Connecting 10 devices is a weekend project. Connecting 10 million is an architecture problem. Here are the decisions that determine whether your IoT platform survives contact with production.

InventoApps Team
Apr 10, 2025
9 min

The Scale Gap

Most IoT proofs-of-concept work fine at 100 devices. The architecture decisions that seemed fine at 100 devices become production crises at 100,000.

After managing platforms with 10M+ connected devices, here are the decisions that matter most.

Decision 1: MQTT vs HTTP for Device Communication

MQTT wins for high-volume, low-power devices. Its persistent connection model eliminates the overhead of repeated TLS handshakes, and QoS levels give you semantic guarantees about message delivery.

HTTP is still appropriate for:

  • Low-frequency reporting devices (< 1 message/minute)
  • Devices that need request/response semantics
  • Environments where MQTT broker management overhead isn't justified

Decision 2: Edge vs Cloud Processing

Every byte you send to the cloud costs latency and money. The questions to answer:

  • What decisions need to happen in under 100ms? (Edge only)
  • What data is high-volume but low-value for cloud? (Aggregate at edge)
  • What requires historical context or ML inference? (Cloud or hybrid)
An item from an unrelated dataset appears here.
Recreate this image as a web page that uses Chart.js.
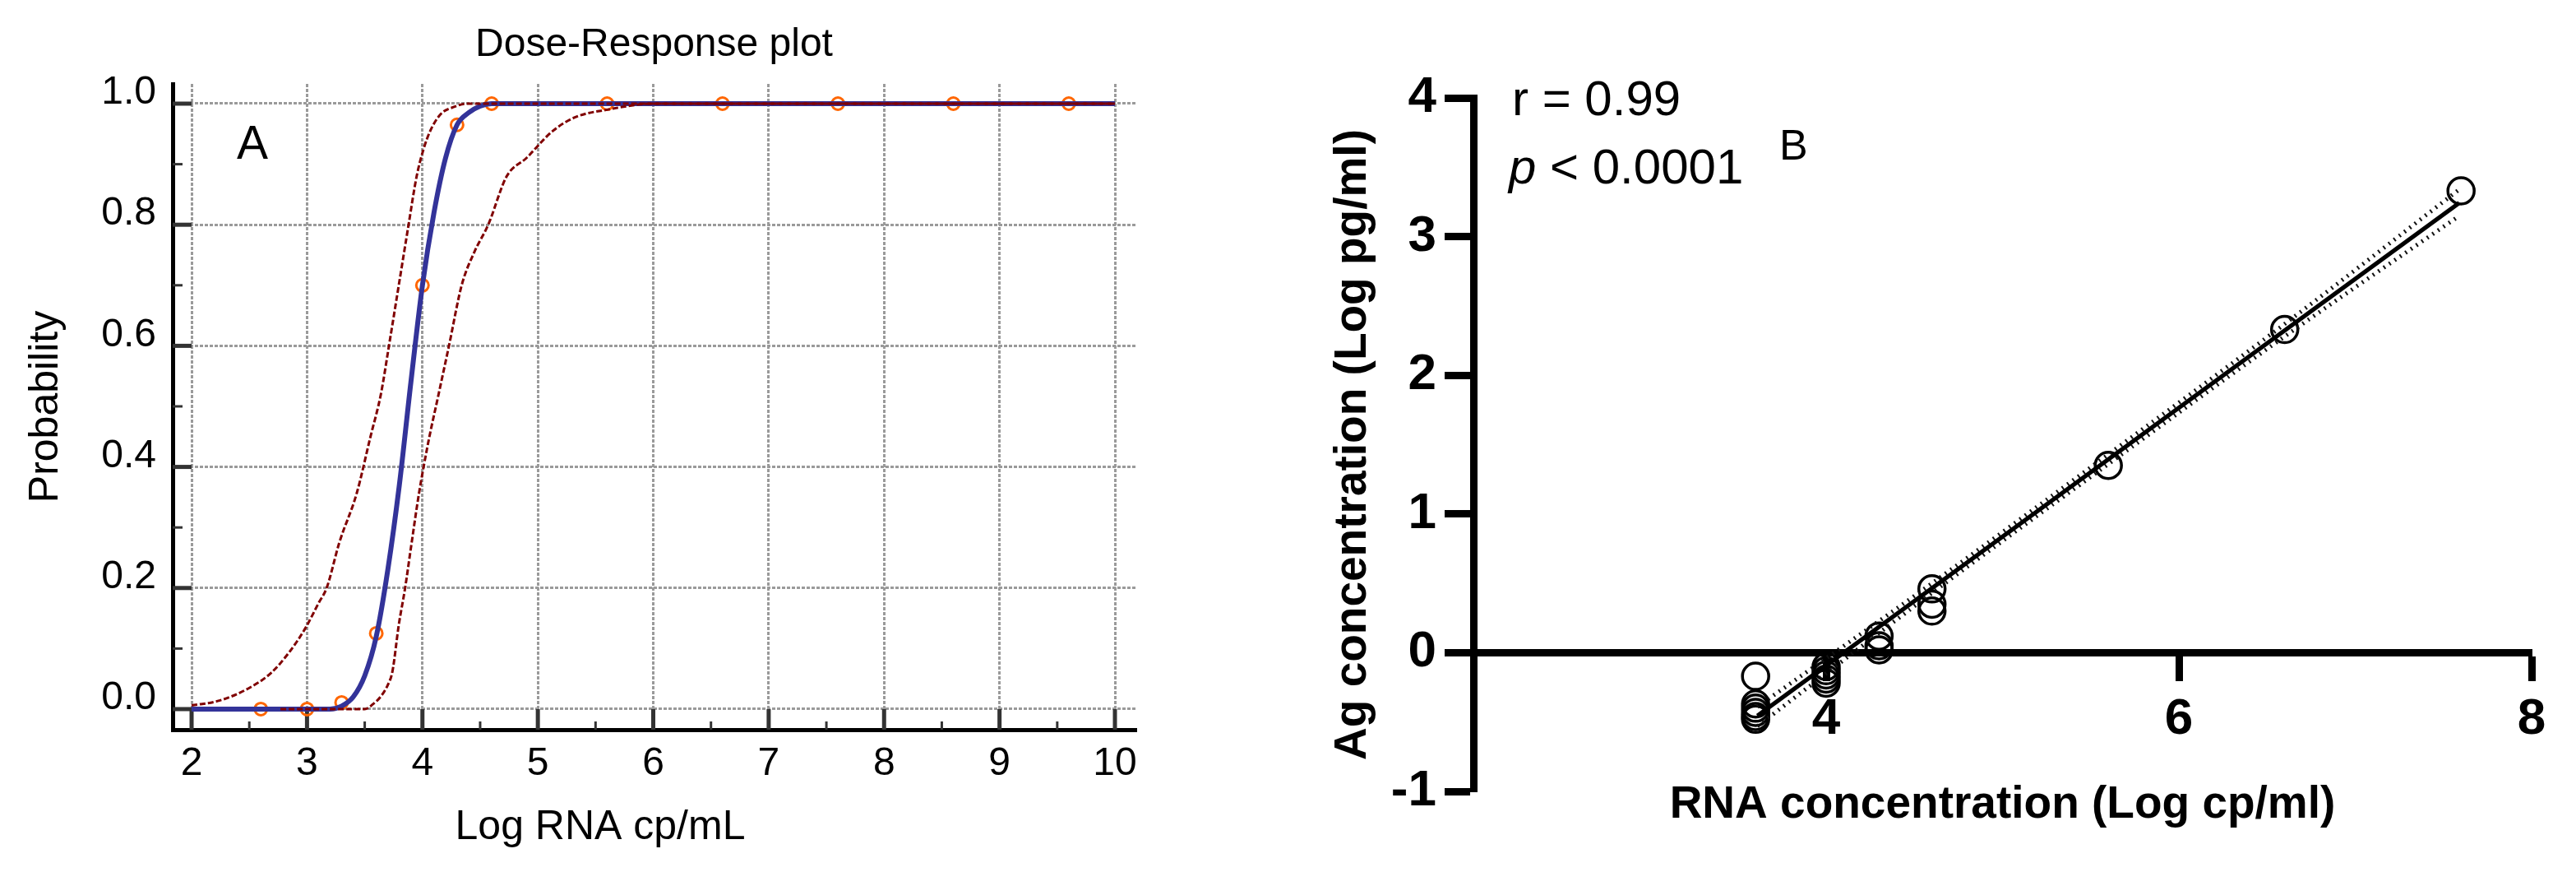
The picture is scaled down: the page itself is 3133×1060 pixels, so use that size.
<!DOCTYPE html>
<html><head><meta charset="utf-8">
<script src="https://cdn.jsdelivr.net/npm/chart.js@4.4.1/dist/chart.umd.min.js"></script>
<style>
html,body{margin:0;padding:0;background:#fff;}
#wrap{position:relative;width:3133px;height:1060px;overflow:hidden;background:#fff;}
canvas{position:absolute;top:0;}
#cA{left:0;} #cB{left:1560px;}
</style></head><body>
<div id="wrap"><canvas id="cA" width="1560" height="1060"></canvas><canvas id="cB" width="1573" height="1060"></canvas></div>
<script>
// ---------- Panel A : dose-response ----------
const aTitle = 'Dose-Response plot';
const aXLabel = 'Log RNA cp/mL';
const aYLabel = 'Probability';
const aXTicks = [2, 3, 4, 5, 6, 7, 8, 9, 10];
const aXMinor = [2.5, 3.5, 4.5, 5.5, 6.5, 7.5, 8.5, 9.5];
const aYTicks = [0, 0.2, 0.4, 0.6, 0.8, 1.0];
const aYMinor = [0.1, 0.3, 0.5, 0.7, 0.9];
const aObsX = [2.6, 3.0, 3.3, 3.6, 4.0, 4.3, 4.6, 5.6, 6.6, 7.6, 8.6, 9.6];
const aObsY = [0, 0, 0.011, 0.125, 0.70, 0.965, 1.0, 1.0, 1.0, 1.0, 1.0, 1.0];
const aFitX = [2, 3.2, 3.3, 3.4, 3.5, 3.6, 3.7, 3.8, 3.9, 4.0, 4.1, 4.2, 4.3, 4.4, 4.5, 4.6, 10];
const aFitY = [0, 0, 0.005, 0.02, 0.055, 0.12, 0.23, 0.37, 0.54, 0.70, 0.82, 0.91, 0.965, 0.985, 0.996, 1.0, 1.0];
const aUpX = [2, 2.24, 2.5, 2.69, 2.85, 2.99, 3.1, 3.17, 3.28, 3.43, 3.55, 3.64, 3.71, 3.795, 3.88, 3.95, 4.01, 4.07, 4.16, 4.28, 4.38, 10];
const aUpY = [0.006, 0.014, 0.035, 0.06, 0.095, 0.135, 0.175, 0.2, 0.275, 0.356, 0.45, 0.52, 0.6, 0.7, 0.8, 0.88, 0.925, 0.956, 0.983, 0.995, 1.0, 1.0];
const aLoX = [2.77, 3.5, 3.57, 3.64, 3.70, 3.74, 3.795, 3.85, 3.90, 3.97, 4.05, 4.14, 4.23, 4.34, 4.45, 4.57, 4.73, 4.90, 5.13, 5.33, 5.6, 6.0, 10];
const aLoY = [0, 0, 0.008, 0.021, 0.04, 0.062, 0.139, 0.2, 0.266, 0.356, 0.44, 0.52, 0.6, 0.7, 0.755, 0.8, 0.88, 0.91, 0.955, 0.978, 0.99, 1.0, 1.0];

// ---------- Panel B : correlation ----------
const bXLabel = 'RNA concentration (Log cp/ml)';
const bYLabel = 'Ag concentration (Log pg/ml)';
const bXTicks = [2, 4, 6, 8];
const bYTicks = [-1, 0, 1, 2, 3, 4];
const bObsX = [3.6, 3.6, 3.6, 3.6, 3.6, 3.6, 4.0, 4.0, 4.0, 4.0, 4.0, 4.3, 4.3, 4.3, 4.6, 4.6, 4.6, 5.6, 6.6, 7.6];
const bObsY = [-0.17, -0.37, -0.40, -0.43, -0.46, -0.48, -0.10, -0.13, -0.16, -0.19, -0.22, 0.12, 0.05, 0.02, 0.46, 0.35, 0.30, 1.35, 2.33, 3.33];
const bFitX = [3.61, 7.59];
const bFitY = [-0.455, 3.243];
const bUpX = [3.61, 4.6, 5.6, 6.6, 7.59];
const bUpY = [-0.39, 0.50, 1.43, 2.37, 3.34];
const bLoX = [3.61, 4.6, 5.6, 6.6, 7.59];
const bLoY = [-0.53, 0.43, 1.36, 2.28, 3.15];
const bStats = ['r = 0.99', 'p', ' < 0.0001'];

const FONT = "'Liberation Sans', Arial, sans-serif";
Chart.defaults.font.family = FONT;
Chart.defaults.animation = false;

const pts = (xs, ys) => xs.map((x, i) => ({x: x, y: ys[i]}));

const innerTicksA = {
  id: 'innerTicksA',
  beforeDatasetsDraw(chart) {
    const {ctx, chartArea: ca, scales: {x, y}} = chart;
    const xStart = x.getPixelForValue(aXTicks[0]);
    const yBase = y.getPixelForValue(aYTicks[0]);
    ctx.save();
    ctx.strokeStyle = '#333';
    const seg = (x1, y1, x2, y2, w) => { ctx.lineWidth = w; ctx.beginPath(); ctx.moveTo(x1, y1); ctx.lineTo(x2, y2); ctx.stroke(); };
    aYTicks.forEach(v => { const p = y.getPixelForValue(v); seg(ca.left, p, xStart, p, 5); });
    aYMinor.forEach(v => { const p = y.getPixelForValue(v); seg(ca.left, p, ca.left + 12, p, 3); });
    aXTicks.forEach(v => { const p = x.getPixelForValue(v); seg(p, ca.bottom, p, yBase, 5); });
    aXMinor.forEach(v => { const p = x.getPixelForValue(v); seg(p, ca.bottom, p, ca.bottom - 10, 3); });
    ctx.restore();
  },
  afterDraw(chart) {
    const {ctx} = chart;
    ctx.save();
    ctx.fillStyle = '#000';
    ctx.textAlign = 'center';
    ctx.textBaseline = 'alphabetic';
    ctx.font = "57px " + FONT;
    ctx.fillText('A', 307, 193);
    ctx.font = "50px " + FONT;
    ctx.textBaseline = 'middle';
    ctx.fillText(aXLabel, 730, 1006);
    ctx.restore();
  }
};

new Chart(document.getElementById('cA'), {
  type: 'scatter',
  data: {
    datasets: [
      {label: 'upper', data: pts(aUpX, aUpY), showLine: true, pointRadius: 0, borderColor: '#800000', borderWidth: 3, borderDash: [7, 3], cubicInterpolationMode: 'monotone', order: 0},
      {label: 'lower', data: pts(aLoX, aLoY), showLine: true, pointRadius: 0, borderColor: '#800000', borderWidth: 3, borderDash: [7, 3], cubicInterpolationMode: 'monotone', order: 0},
      {label: 'fit', data: pts(aFitX, aFitY), showLine: true, pointRadius: 0, borderColor: '#333399', borderWidth: 6, cubicInterpolationMode: 'monotone', order: 1},
      {label: 'observed', data: pts(aObsX, aObsY), showLine: false, pointRadius: 7.5, pointBorderWidth: 3, pointBorderColor: '#ff6600', pointBackgroundColor: 'rgba(0,0,0,0)', order: 2}
    ]
  },
  options: {
    responsive: false, events: [],
    layout: {padding: {left: 0, right: 179, top: 0, bottom: 0}},
    plugins: {
      legend: {display: false}, tooltip: {enabled: false},
      title: {display: true, text: aTitle, fullSize: false, color: '#000', font: {size: 48, weight: 'normal', lineHeight: 1}, padding: {top: 31, bottom: 23}}
    },
    scales: {
      x: {
        type: 'linear', min: 1.836, max: 10.178,
        afterBuildTicks: s => { s.ticks = aXTicks.map(v => ({value: v})); },
        afterFit: s => { s.height = 173; },
        grid: {color: '#9a9a9a', lineWidth: 3, drawTicks: false},
        border: {display: true, color: '#000', width: 5, dash: [4, 2]},
        ticks: {color: '#000', font: {size: 48, lineHeight: 1}, padding: 18, maxRotation: 0, callback: v => String(v)},
        title: {display: false}
      },
      y: {
        type: 'linear', min: -0.034, max: 1.0326,
        afterBuildTicks: s => { s.ticks = aYTicks.map(v => ({value: v})); },
        afterFit: s => { s.width = 210; },
        grid: {color: '#9a9a9a', lineWidth: 3, drawTicks: false},
        border: {display: true, color: '#000', width: 5, dash: [4, 2]},
        ticks: {color: '#000', font: {size: 48, lineHeight: 1}, padding: 20, labelOffset: -13, callback: v => Number(v).toFixed(1)},
        title: {display: true, text: aYLabel, color: '#000', font: {size: 50, lineHeight: 1}, padding: {top: 31, bottom: 0}}
      }
    }
  },
  plugins: [innerTicksA]
});

const textB = {
  id: 'textB',
  afterDraw(chart) {
    const {ctx} = chart;
    ctx.save();
    ctx.fillStyle = '#000';
    ctx.textAlign = 'left';
    ctx.textBaseline = 'alphabetic';
    ctx.font = "60px " + FONT;
    ctx.fillText(bStats[0], 279, 140);
    ctx.font = "italic 60px " + FONT;
    ctx.fillText(bStats[1], 275, 223);
    const w = ctx.measureText(bStats[1]).width;
    ctx.font = "60px " + FONT;
    ctx.fillText(bStats[2], 275 + w, 223);
    ctx.font = "52px " + FONT;
    ctx.fillText('B', 604, 194);
    ctx.restore();
  }
};

new Chart(document.getElementById('cB'), {
  type: 'scatter',
  data: {
    datasets: [
      {label: 'fit', data: pts(bFitX, bFitY), showLine: true, pointRadius: 0, borderColor: '#000', borderWidth: 5, order: 0},
      {label: 'upper95', data: pts(bUpX, bUpY), showLine: true, pointRadius: 0, borderColor: '#111', borderWidth: 5, borderDash: [2, 6], cubicInterpolationMode: 'monotone', order: 1},
      {label: 'lower95', data: pts(bLoX, bLoY), showLine: true, pointRadius: 0, borderColor: '#111', borderWidth: 5, borderDash: [2, 6], cubicInterpolationMode: 'monotone', order: 1},
      {label: 'samples', data: pts(bObsX, bObsY), showLine: false, pointRadius: 16, pointBorderWidth: 3.5, pointBorderColor: '#000', pointBackgroundColor: 'rgba(0,0,0,0)', order: 2}
    ]
  },
  options: {
    responsive: false, events: [],
    layout: {padding: {left: 0, right: 54, top: 119, bottom: 0}},
    plugins: {legend: {display: false}, tooltip: {enabled: false}},
    scales: {
      x: {
        type: 'linear', position: {y: 0}, min: 2, max: 8,
        afterBuildTicks: s => { s.ticks = bXTicks.map(v => ({value: v})); },
        grid: {display: true, drawOnChartArea: false, drawTicks: true, tickLength: 30, tickWidth: 9, tickColor: '#000'},
        border: {display: true, color: '#000', width: 9},
        ticks: {color: '#000', font: {size: 62, weight: 'bold', lineHeight: 1}, padding: 21, maxRotation: 0, callback: v => (v === bXTicks[0] ? '' : String(v))},
        title: {display: false}
      },
      x2: {
        type: 'linear', position: 'bottom', min: 2, max: 8,
        afterFit: s => { s.height = 98; },
        grid: {display: false}, border: {display: false}, ticks: {display: false},
        title: {display: true, text: bXLabel, color: '#000', font: {size: 55, weight: 'bold', lineHeight: 1}, padding: {top: 0, bottom: 54}}
      },
      y: {
        type: 'linear', position: 'left', min: -1, max: 4,
        afterBuildTicks: s => { s.ticks = bYTicks.map(v => ({value: v})); },
        afterFit: s => { s.width = 232; },
        grid: {display: true, drawOnChartArea: false, drawTicks: true, tickLength: 35, tickWidth: 9, tickColor: '#000'},
        border: {display: true, color: '#000', width: 9},
        ticks: {color: '#000', font: {size: 62, weight: 'bold', lineHeight: 1}, padding: 10, callback: v => String(v)},
        title: {display: true, text: bYLabel, color: '#000', font: {size: 55, weight: 'bold', lineHeight: 1}, padding: {top: 58, bottom: 0}}
      }
    }
  },
  plugins: [textB]
});
</script>
</body></html>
Modern IoT architectures run a rule engine at the edge that filters, aggregates, and routes — only sending what cloud needs.

Decision 3: Device Identity and Security

The most under-engineered aspect of IoT platforms. Every device needs a unique identity that:

  • Cannot be cloned (hardware attestation or secure element)
  • Can be revoked without a firmware update
  • Has clearly scoped permissions (a temperature sensor shouldn't publish to motor control topics)

Decision 4: OTA Update Architecture

Your OTA system is part of your security posture. It must support:

  • Delta updates (not full firmware)
  • Rollback capability
  • Staged rollouts with automatic halt on error rate threshold
  • Cryptographic signature verification

The teams that get this wrong discover it when a botched OTA update bricks 50,000 field devices simultaneously.